══ Recorded data ══
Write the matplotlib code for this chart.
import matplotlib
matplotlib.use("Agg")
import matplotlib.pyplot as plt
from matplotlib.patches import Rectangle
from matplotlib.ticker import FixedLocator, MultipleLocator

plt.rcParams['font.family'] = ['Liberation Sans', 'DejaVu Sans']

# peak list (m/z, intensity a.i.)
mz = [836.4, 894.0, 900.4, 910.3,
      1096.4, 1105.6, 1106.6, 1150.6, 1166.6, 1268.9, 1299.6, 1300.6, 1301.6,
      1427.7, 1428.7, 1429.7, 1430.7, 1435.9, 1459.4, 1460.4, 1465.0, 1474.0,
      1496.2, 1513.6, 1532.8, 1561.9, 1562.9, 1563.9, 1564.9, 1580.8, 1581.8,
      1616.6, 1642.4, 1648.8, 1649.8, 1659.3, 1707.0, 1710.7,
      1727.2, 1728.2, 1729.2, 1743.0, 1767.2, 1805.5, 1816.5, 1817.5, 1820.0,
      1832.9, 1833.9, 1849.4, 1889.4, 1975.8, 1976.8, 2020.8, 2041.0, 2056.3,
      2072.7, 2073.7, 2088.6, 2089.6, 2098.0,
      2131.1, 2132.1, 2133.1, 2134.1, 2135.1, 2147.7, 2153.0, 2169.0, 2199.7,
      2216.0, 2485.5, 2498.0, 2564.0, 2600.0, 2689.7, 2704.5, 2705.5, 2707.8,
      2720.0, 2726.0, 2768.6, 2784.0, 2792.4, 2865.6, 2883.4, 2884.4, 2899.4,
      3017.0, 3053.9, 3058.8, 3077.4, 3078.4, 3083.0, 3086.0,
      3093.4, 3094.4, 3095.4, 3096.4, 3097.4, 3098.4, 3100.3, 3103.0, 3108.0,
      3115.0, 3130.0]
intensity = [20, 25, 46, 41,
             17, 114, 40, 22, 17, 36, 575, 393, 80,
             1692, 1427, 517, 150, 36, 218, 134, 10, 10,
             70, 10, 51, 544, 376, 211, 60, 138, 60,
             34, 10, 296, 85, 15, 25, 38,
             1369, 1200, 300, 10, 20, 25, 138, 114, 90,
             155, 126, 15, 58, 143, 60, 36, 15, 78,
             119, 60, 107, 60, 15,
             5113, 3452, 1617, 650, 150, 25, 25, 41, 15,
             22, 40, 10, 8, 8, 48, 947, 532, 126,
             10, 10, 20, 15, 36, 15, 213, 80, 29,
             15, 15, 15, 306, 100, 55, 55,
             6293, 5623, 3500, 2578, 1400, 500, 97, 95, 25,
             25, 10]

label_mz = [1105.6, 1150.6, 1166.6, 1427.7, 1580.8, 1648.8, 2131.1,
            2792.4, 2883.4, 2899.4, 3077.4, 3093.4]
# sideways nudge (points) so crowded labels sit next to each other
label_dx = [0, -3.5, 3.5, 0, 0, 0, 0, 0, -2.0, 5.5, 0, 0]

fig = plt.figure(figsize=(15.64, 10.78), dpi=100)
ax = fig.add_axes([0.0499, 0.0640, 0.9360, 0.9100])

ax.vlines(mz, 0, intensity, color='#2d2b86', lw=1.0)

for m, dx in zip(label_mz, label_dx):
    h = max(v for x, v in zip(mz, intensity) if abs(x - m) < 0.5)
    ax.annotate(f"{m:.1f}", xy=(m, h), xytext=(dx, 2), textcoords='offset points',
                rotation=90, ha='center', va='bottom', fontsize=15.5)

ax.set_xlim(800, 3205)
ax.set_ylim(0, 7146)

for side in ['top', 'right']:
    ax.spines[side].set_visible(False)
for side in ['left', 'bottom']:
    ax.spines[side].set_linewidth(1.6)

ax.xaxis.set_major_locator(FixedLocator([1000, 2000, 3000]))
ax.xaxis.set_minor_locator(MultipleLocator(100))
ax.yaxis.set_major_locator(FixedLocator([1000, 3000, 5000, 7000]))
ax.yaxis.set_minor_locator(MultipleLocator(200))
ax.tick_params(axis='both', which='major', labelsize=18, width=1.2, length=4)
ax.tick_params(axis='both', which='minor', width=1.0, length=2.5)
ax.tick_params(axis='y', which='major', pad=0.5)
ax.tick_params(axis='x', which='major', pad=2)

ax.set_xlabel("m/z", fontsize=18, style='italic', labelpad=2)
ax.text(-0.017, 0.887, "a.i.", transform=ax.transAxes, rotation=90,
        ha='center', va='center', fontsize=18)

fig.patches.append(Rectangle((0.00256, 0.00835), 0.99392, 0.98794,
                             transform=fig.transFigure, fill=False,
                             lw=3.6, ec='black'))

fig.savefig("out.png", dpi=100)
═══
══ Recorded data ══
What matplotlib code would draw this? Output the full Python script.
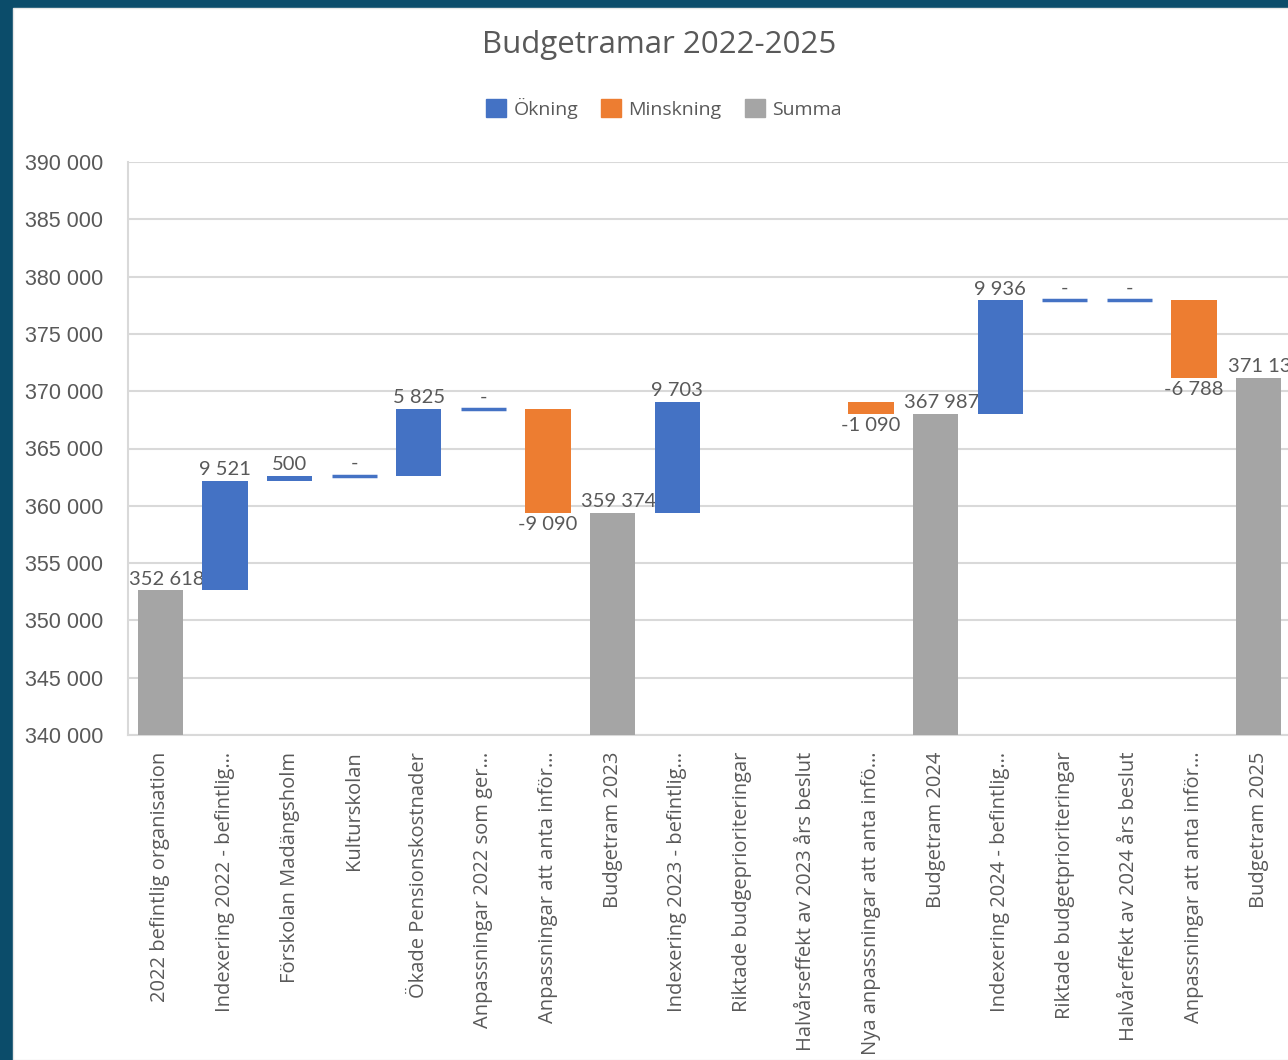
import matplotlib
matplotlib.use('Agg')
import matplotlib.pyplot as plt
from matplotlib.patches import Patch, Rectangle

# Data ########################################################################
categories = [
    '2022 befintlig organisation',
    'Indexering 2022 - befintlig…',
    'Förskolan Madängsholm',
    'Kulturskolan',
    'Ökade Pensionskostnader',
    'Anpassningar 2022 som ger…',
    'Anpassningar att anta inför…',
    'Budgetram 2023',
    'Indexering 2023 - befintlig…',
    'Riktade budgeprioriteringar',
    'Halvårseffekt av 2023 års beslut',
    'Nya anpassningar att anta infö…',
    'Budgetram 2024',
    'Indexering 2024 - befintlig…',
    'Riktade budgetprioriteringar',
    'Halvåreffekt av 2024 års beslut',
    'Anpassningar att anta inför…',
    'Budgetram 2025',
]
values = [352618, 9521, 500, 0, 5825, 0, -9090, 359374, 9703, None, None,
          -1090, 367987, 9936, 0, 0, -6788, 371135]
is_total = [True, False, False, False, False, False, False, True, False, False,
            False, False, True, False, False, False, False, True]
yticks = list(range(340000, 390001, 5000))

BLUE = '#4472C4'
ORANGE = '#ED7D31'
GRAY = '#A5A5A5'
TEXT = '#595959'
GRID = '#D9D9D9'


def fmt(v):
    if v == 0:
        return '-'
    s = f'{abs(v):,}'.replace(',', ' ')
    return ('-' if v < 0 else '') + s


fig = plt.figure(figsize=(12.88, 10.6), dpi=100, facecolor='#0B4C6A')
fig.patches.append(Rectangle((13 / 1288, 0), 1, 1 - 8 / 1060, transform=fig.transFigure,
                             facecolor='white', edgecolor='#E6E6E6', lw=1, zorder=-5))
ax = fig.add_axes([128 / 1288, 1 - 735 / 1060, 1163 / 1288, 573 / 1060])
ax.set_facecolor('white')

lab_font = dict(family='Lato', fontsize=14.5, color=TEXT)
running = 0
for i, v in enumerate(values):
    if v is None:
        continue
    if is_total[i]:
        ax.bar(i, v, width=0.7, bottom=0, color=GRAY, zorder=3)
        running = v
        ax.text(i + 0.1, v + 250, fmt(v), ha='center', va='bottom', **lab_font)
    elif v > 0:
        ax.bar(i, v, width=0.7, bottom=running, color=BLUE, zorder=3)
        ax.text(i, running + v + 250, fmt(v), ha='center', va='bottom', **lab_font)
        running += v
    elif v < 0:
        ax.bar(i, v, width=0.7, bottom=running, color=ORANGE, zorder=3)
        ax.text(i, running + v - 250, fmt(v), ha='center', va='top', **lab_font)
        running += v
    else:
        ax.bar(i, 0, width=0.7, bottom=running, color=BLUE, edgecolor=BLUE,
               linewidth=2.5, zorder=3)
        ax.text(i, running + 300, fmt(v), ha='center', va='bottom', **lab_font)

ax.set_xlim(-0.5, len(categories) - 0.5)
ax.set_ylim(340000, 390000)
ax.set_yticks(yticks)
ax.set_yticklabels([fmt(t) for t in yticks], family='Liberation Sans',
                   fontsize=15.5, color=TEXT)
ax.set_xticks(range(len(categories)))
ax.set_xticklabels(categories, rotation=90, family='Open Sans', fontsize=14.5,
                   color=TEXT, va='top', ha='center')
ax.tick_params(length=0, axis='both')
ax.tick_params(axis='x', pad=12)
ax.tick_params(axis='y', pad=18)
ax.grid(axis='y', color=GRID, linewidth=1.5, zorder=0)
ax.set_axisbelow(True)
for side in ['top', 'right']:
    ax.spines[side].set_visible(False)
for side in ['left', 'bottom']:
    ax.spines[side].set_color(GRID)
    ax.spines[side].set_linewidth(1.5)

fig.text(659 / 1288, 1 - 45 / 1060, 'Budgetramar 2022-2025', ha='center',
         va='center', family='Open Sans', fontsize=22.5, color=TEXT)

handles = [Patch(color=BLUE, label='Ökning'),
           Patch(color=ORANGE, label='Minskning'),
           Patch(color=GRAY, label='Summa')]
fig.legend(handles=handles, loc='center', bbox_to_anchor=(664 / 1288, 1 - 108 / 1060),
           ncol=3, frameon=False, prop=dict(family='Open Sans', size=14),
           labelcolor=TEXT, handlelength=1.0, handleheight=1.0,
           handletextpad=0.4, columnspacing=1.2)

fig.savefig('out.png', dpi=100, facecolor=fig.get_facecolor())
═══
Retype exactly the lines from the one with "What matplotlib code" through the one with "from matplotlib.patches import Patch, Rectangle", both included, and nothing else; leave out the pictures.

What matplotlib code would draw this? Output the full Python script.
import matplotlib
matplotlib.use('Agg')
import matplotlib.pyplot as plt
from matplotlib.patches import Patch, Rectangle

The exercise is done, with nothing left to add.